· Staff & HR  · 10 min read

Host and Hostess Training: The First and Last Impression

The host position controls the guest's first impression, their last impression, and the operational flow of everything in between — and most restaurants train it as an afterthought.

The host position controls the guest's first impression, their last impression, and the operational flow of everything in between — and most restaurants train it as an afterthought.

Walk into most restaurants during a busy Friday service and you will find the host stand operated by the newest, least-trained person on the floor. The logic seems to make sense: hosting looks simpler than serving. No tableside food knowledge required. No order taking, no upselling, no carrying heavy plates. Plug in an entry-level hire, hand them a seating chart, and let the experienced staff handle the real work.

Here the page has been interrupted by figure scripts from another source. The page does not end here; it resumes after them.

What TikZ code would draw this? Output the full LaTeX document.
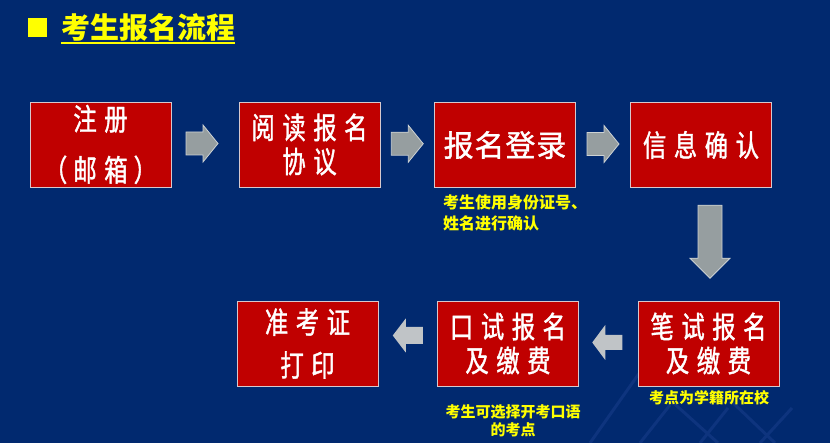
\documentclass[tikz,border=0pt]{standalone}
\usepackage{fontspec}
\usetikzlibrary{calc}
\newfontfamily\cjk{Noto Sans CJK SC}
\newfontfamily\bxf[FakeStretch=0.78,LetterSpace=25,FakeBold=1.2]{Noto Sans CJK SC}
\newfontfamily\bxw[LetterSpace=3,FakeBold=1.2]{Noto Sans CJK SC}
\definecolor{bgblue}{RGB}{1,41,111}
\definecolor{boxred}{RGB}{192,0,0}
\definecolor{boxedge}{RGB}{215,200,205}
\definecolor{argray}{RGB}{150,158,160}
\definecolor{aredge}{RGB}{205,210,212}
\definecolor{arlight}{RGB}{192,196,199}
\definecolor{ylw}{RGB}{255,255,0}
\definecolor{deco}{RGB}{14,52,126}
\tikzset{
  pics/blockarrow/.style n args={4}{code={
    \path[pic actions] ({-#1/2},{-#2}) -- ({#1/2-#4},{-#2}) -- ({#1/2-#4},{-#3})
      -- ({#1/2},0) -- ({#1/2-#4},{#3}) -- ({#1/2-#4},{#2}) -- ({-#1/2},{#2}) -- cycle;
  }},
  box/.style={draw=boxedge, line width=0.8pt, fill=boxred, minimum width=141pt,
    minimum height=85pt, inner sep=0pt, text=white, align=center,
    font=\bxf\fontsize{30}{34}\selectfont},
  darr/.style={fill=argray, draw=aredge, line width=0.8pt},
  larr/.style={fill=arlight},
  note/.style={text=ylw, inner sep=0pt, font=\cjk\bfseries\fontsize{15}{21}\selectfont},
  decoline/.style={draw=deco, line width=3pt}
}
\begin{document}
\begin{tikzpicture}[x=1pt,y=-1pt]
\fill[bgblue] (0,0) rectangle (830,443);
\useasboundingbox (0,0) rectangle (830,443);
% decorative background lines
\draw[decoline] (590,443) -- (645,365);
\draw[decoline] (640,443) -- (670,405);
\draw[decoline] (668,398) -- (718,443);
\draw[decoline] (700,443) -- (728,408);
\draw[decoline] (730,400) -- (775,443);
\draw[decoline] (760,443) -- (792,408);
% title
\fill[ylw] (28,18) rectangle (47,37);
\node[text=ylw, anchor=west, inner sep=0pt, font=\cjk\bfseries\fontsize{29}{29}\selectfont] (title) at (61,27) {考生报名流程};
\draw[ylw, line width=1.2pt] ($(title.west)+(0,16)$) coordinate (ul1) -- ($(title.east)+(0,16)$) coordinate (ul2);
% boxes row 1
\node[box] (b1) at (100.5,144.5) {注册\\[17pt]（\hspace{6pt}邮箱\hspace{6pt}）};
\node[box] (b2) at (309.5,144.5) {阅读报名\\协议};
\node[box, font=\bxw\fontsize{30}{34}\selectfont] (b3) at (505,145) {报名登录};
\node[box] (b4) at (701,145) {信息确认};
% boxes row 2
\node[box] (b5) at (708.5,343.5) {笔试报名\\及缴费};
\node[box] (b6) at (508,343.5) {口试报名\\及缴费};
\node[box] (b7) at (307.5,343.5) {准考证\\[9pt]打印};
% arrows
\pic[darr] (a1) at ($(b1.east)!0.5!(b2.west)+(-3,-1)$) {blockarrow={32}{11.5}{18.5}{15}};
\pic[darr] (a2) at ($(b2.east)!0.5!(b3.west)+(0,-1)$) {blockarrow={32}{11.5}{18.5}{15}};
\pic[darr] (a3) at ($(b3.east)!0.5!(b4.west)+(0,-1)$) {blockarrow={32}{11.5}{18.5}{15}};
\pic[darr, rotate=-90] (a4) at ($(b4.south -| b5.north)!0.5!(b5.north)+(1.5,-2.5)$) {blockarrow={73}{12}{20}{20}};
\pic[larr, rotate=180] (a5) at ($(b5.west)!0.5!(b6.east)+(-1,-1)$) {blockarrow={30}{7.5}{17.5}{13}};
\pic[larr, rotate=180] (a6) at ($(b6.west)!0.5!(b7.east)+(0,-8)$) {blockarrow={30}{8.5}{17}{13}};
% notes
\node[note, anchor=west, align=left, font=\cjk\bfseries\fontsize{16}{21}\selectfont] (n3) at (443,212.5) {考生使用身份证号、\\姓名进行确认};
\node[note, align=center] (n5) at (709,398) {考点为学籍所在校};
\node[note, align=center, font=\cjk\bfseries\fontsize{15}{18}\selectfont] (n6) at (513,421) {考生可选择开考口语\\的考点};
\end{tikzpicture}
\end{document}
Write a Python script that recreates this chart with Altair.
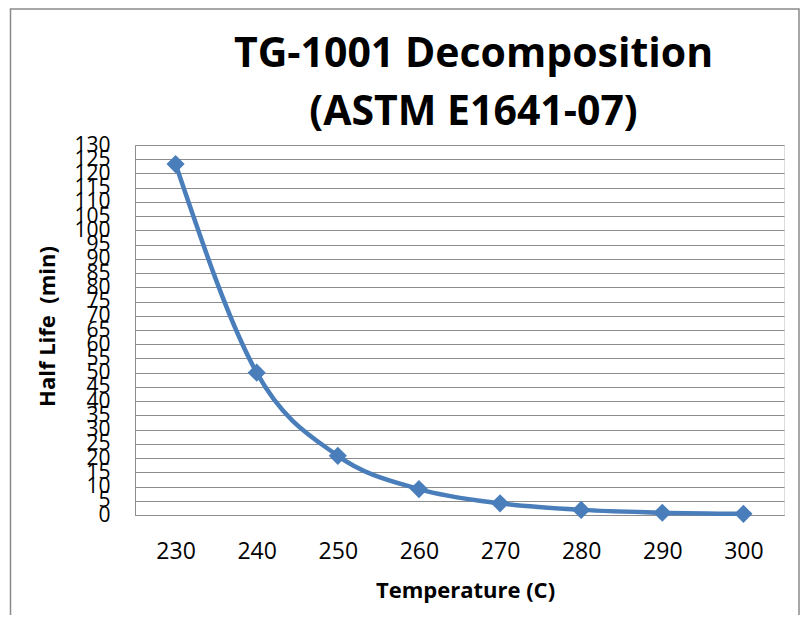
import altair as alt
import pandas as pd

temperatures = [230, 240, 250, 260, 270, 280, 290, 300]
half_life = [123.3, 50.0, 20.8, 9.1, 4.1, 1.8, 0.8, 0.4]
y_ticks = list(range(0, 131, 5))

df = pd.DataFrame({"Temperature": [str(t) for t in temperatures], "HalfLife": half_life})

FONT = "Open Sans"
BLUE = "#4A7EBB"
GRID = "#8C8C8C"

x_enc = alt.X(
    "Temperature:O",
    sort=None,
    scale=alt.Scale(type="point", padding=0.5),
    axis=alt.Axis(
        title="Temperature (C)",
        labelAngle=0,
        ticks=False,
        domain=True,
        domainColor=GRID,
        labelFont=FONT,
        labelFontSize=23,
        labelColor="#000000",
        labelPadding=25,
        titleFont=FONT,
        titleFontSize=22,
        titleFontWeight="bold",
        titleColor="#000000",
        titleX=330,
        titleY=75,
        titleBaseline="middle",
        grid=False,
    ),
)

y_enc = alt.Y(
    "HalfLife:Q",
    scale=alt.Scale(domain=[0, 130], nice=False),
    axis=alt.Axis(
        title="Half Life \u00a0(min)",
        values=y_ticks,
        ticks=False,
        labelOverlap=False,
        labelFlush=False,
        labelFont=FONT,
        labelFontSize=21,
        labelColor="#000000",
        labelPadding=25,
        domain=True,
        domainColor=GRID,
        grid=True,
        gridColor=GRID,
        gridWidth=1.2,
        titleFont=FONT,
        titleFontSize=22,
        titleFontWeight="bold",
        titleColor="#000000",
        titleAngle=270,
        titleX=-88,
        titleY=181,
        titleBaseline="middle",
        titleAlign="center",
    ),
)

frame = alt.Chart(pd.DataFrame({"a": [0]})).mark_rect(
    fill=None, stroke="#8A8A8A", strokeWidth=1.5
).encode(
    x=alt.value(-124.5), x2=alt.value(664), y=alt.value(-136), y2=alt.value(520)
)

line = alt.Chart(df).mark_line(
    color=BLUE, strokeWidth=4.5, interpolate="monotone"
).encode(x=x_enc, y=y_enc)

points = alt.Chart(df).mark_point(
    shape="diamond", filled=True, color=BLUE, size=330, opacity=1
).encode(x=x_enc, y=y_enc)

chart = alt.layer(frame, line, points).properties(
    width=649,
    height=370,
    title=alt.TitleParams(
        text=["TG-1001 Decomposition", "(ASTM E1641-07)"],
        font=FONT,
        fontSize=41,
        fontWeight="bold",
        color="#000000",
        anchor="middle",
        frame="group",
        lineHeight=58,
        dx=14,
        dy=136,
        offset=10,
    ),
    autosize=alt.AutoSizeParams(type="none"),
    padding={"left": 127, "top": 137, "right": 17, "bottom": 100},
).configure_view(stroke=None).configure(background="white")

chart.save("out.html", embed_options={"renderer": "svg", "actions": False})
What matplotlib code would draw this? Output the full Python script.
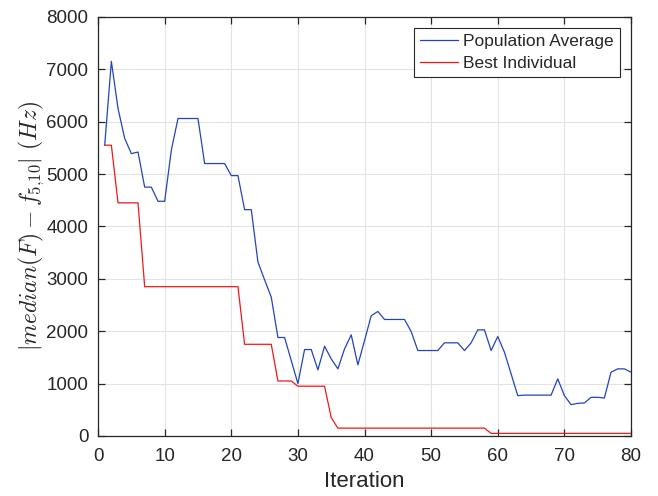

This logic is wrong, and it costs restaurants real money in guest experience, table turn efficiency, and the impressions that drive return visits.

According to Toast’s comprehensive hostess training framework, the host creates both the first and last impressions guests have of a restaurant, managing the critical transition from arrival to table and from check to exit. That is not an entry-level responsibility. It is one of the highest-stakes roles on the floor, requiring organizational precision, calm under pressure, and the interpersonal skill to manage guests who are waiting, anxious, or disappointed — all while coordinating with the kitchen, servers, and management in real time.

The host role deserves real training. Here is how to build it.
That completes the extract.